Exercise directions: Copy out the listing that follows, exact in every word, and skip the images.

Material:

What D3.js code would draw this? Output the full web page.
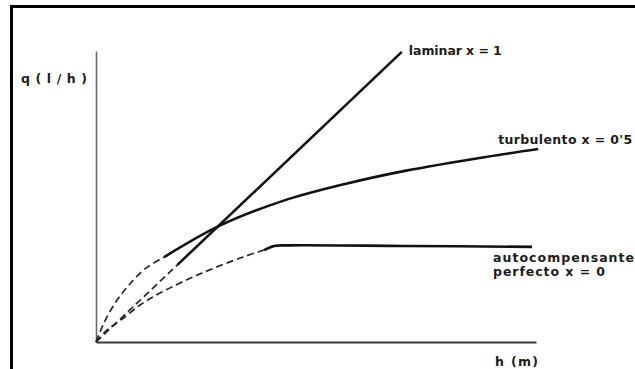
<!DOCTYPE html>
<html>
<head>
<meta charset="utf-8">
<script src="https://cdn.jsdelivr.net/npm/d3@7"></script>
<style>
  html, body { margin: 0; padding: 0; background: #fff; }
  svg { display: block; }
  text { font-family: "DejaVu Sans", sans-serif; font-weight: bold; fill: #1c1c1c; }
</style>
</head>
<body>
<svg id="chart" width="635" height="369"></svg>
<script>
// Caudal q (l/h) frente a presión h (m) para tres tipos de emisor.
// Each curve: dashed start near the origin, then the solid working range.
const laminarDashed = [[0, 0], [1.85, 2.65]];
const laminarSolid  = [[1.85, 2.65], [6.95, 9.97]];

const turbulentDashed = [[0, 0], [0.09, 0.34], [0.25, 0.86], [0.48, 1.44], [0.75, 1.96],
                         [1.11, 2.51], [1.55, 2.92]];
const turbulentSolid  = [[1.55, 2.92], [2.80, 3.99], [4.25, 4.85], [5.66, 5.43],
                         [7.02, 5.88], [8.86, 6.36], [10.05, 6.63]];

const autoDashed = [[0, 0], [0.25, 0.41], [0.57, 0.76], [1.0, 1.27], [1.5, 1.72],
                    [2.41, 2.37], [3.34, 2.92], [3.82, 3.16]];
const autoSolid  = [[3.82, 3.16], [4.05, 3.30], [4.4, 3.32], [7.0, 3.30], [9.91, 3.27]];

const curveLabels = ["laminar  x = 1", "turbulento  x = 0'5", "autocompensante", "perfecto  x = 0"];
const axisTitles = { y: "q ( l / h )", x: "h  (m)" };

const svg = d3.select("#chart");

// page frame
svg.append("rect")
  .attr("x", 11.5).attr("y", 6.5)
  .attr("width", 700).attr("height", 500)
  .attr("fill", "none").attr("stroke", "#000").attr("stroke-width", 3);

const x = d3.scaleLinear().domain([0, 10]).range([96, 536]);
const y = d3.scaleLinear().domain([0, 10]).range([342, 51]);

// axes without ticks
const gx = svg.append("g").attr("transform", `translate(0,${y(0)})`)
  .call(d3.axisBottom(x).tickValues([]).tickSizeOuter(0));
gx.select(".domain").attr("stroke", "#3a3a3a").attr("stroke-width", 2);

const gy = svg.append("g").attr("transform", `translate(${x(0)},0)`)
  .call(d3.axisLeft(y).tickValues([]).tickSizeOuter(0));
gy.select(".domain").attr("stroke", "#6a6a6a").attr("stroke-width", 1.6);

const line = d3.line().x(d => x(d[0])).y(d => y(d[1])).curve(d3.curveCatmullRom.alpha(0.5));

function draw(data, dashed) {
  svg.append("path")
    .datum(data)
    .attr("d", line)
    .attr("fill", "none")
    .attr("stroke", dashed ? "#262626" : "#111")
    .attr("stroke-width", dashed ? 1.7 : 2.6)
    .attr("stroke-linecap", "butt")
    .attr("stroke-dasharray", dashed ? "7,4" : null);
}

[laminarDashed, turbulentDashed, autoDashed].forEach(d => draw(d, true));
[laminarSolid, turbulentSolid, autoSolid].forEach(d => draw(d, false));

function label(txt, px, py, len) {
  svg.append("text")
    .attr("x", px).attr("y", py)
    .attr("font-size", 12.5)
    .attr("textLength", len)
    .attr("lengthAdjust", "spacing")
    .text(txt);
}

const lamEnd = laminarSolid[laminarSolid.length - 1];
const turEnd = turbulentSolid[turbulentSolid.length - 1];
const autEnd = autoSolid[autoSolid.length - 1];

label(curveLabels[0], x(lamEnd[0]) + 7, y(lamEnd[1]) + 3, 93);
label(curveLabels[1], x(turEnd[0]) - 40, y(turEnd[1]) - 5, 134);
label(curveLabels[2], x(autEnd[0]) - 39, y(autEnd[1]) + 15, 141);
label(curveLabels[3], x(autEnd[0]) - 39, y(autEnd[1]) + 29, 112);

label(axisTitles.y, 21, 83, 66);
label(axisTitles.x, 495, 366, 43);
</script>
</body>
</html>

The output:
What D3.js code would draw this? Output the full web page.
<!DOCTYPE html>
<html>
<head>
<meta charset="utf-8">
<script src="https://cdn.jsdelivr.net/npm/d3@7"></script>
<style>
  html, body { margin: 0; padding: 0; background: #fff; }
  svg { display: block; }
  text { font-family: "DejaVu Sans", sans-serif; font-weight: bold; fill: #1c1c1c; }
</style>
</head>
<body>
<svg id="chart" width="635" height="369"></svg>
<script>
// Caudal q (l/h) frente a presión h (m) para tres tipos de emisor.
// Each curve: dashed start near the origin, then the solid working range.
const laminarDashed = [[0, 0], [1.85, 2.65]];
const laminarSolid  = [[1.85, 2.65], [6.95, 9.97]];

const turbulentDashed = [[0, 0], [0.09, 0.34], [0.25, 0.86], [0.48, 1.44], [0.75, 1.96],
                         [1.11, 2.51], [1.55, 2.92]];
const turbulentSolid  = [[1.55, 2.92], [2.80, 3.99], [4.25, 4.85], [5.66, 5.43],
                         [7.02, 5.88], [8.86, 6.36], [10.05, 6.63]];

const autoDashed = [[0, 0], [0.25, 0.41], [0.57, 0.76], [1.0, 1.27], [1.5, 1.72],
                    [2.41, 2.37], [3.34, 2.92], [3.82, 3.16]];
const autoSolid  = [[3.82, 3.16], [4.05, 3.30], [4.4, 3.32], [7.0, 3.30], [9.91, 3.27]];

const curveLabels = ["laminar  x = 1", "turbulento  x = 0'5", "autocompensante", "perfecto  x = 0"];
const axisTitles = { y: "q ( l / h )", x: "h  (m)" };

const svg = d3.select("#chart");

// page frame
svg.append("rect")
  .attr("x", 11.5).attr("y", 6.5)
  .attr("width", 700).attr("height", 500)
  .attr("fill", "none").attr("stroke", "#000").attr("stroke-width", 3);

const x = d3.scaleLinear().domain([0, 10]).range([96, 536]);
const y = d3.scaleLinear().domain([0, 10]).range([342, 51]);

// axes without ticks
const gx = svg.append("g").attr("transform", `translate(0,${y(0)})`)
  .call(d3.axisBottom(x).tickValues([]).tickSizeOuter(0));
gx.select(".domain").attr("stroke", "#3a3a3a").attr("stroke-width", 2);

const gy = svg.append("g").attr("transform", `translate(${x(0)},0)`)
  .call(d3.axisLeft(y).tickValues([]).tickSizeOuter(0));
gy.select(".domain").attr("stroke", "#6a6a6a").attr("stroke-width", 1.6);

const line = d3.line().x(d => x(d[0])).y(d => y(d[1])).curve(d3.curveCatmullRom.alpha(0.5));

function draw(data, dashed) {
  svg.append("path")
    .datum(data)
    .attr("d", line)
    .attr("fill", "none")
    .attr("stroke", dashed ? "#262626" : "#111")
    .attr("stroke-width", dashed ? 1.7 : 2.6)
    .attr("stroke-linecap", "butt")
    .attr("stroke-dasharray", dashed ? "7,4" : null);
}

[laminarDashed, turbulentDashed, autoDashed].forEach(d => draw(d, true));
[laminarSolid, turbulentSolid, autoSolid].forEach(d => draw(d, false));

function label(txt, px, py, len) {
  svg.append("text")
    .attr("x", px).attr("y", py)
    .attr("font-size", 12.5)
    .attr("textLength", len)
    .attr("lengthAdjust", "spacing")
    .text(txt);
}

const lamEnd = laminarSolid[laminarSolid.length - 1];
const turEnd = turbulentSolid[turbulentSolid.length - 1];
const autEnd = autoSolid[autoSolid.length - 1];

label(curveLabels[0], x(lamEnd[0]) + 7, y(lamEnd[1]) + 3, 93);
label(curveLabels[1], x(turEnd[0]) - 40, y(turEnd[1]) - 5, 134);
label(curveLabels[2], x(autEnd[0]) - 39, y(autEnd[1]) + 15, 141);
label(curveLabels[3], x(autEnd[0]) - 39, y(autEnd[1]) + 29, 112);

label(axisTitles.y, 21, 83, 66);
label(axisTitles.x, 495, 366, 43);
</script>
</body>
</html>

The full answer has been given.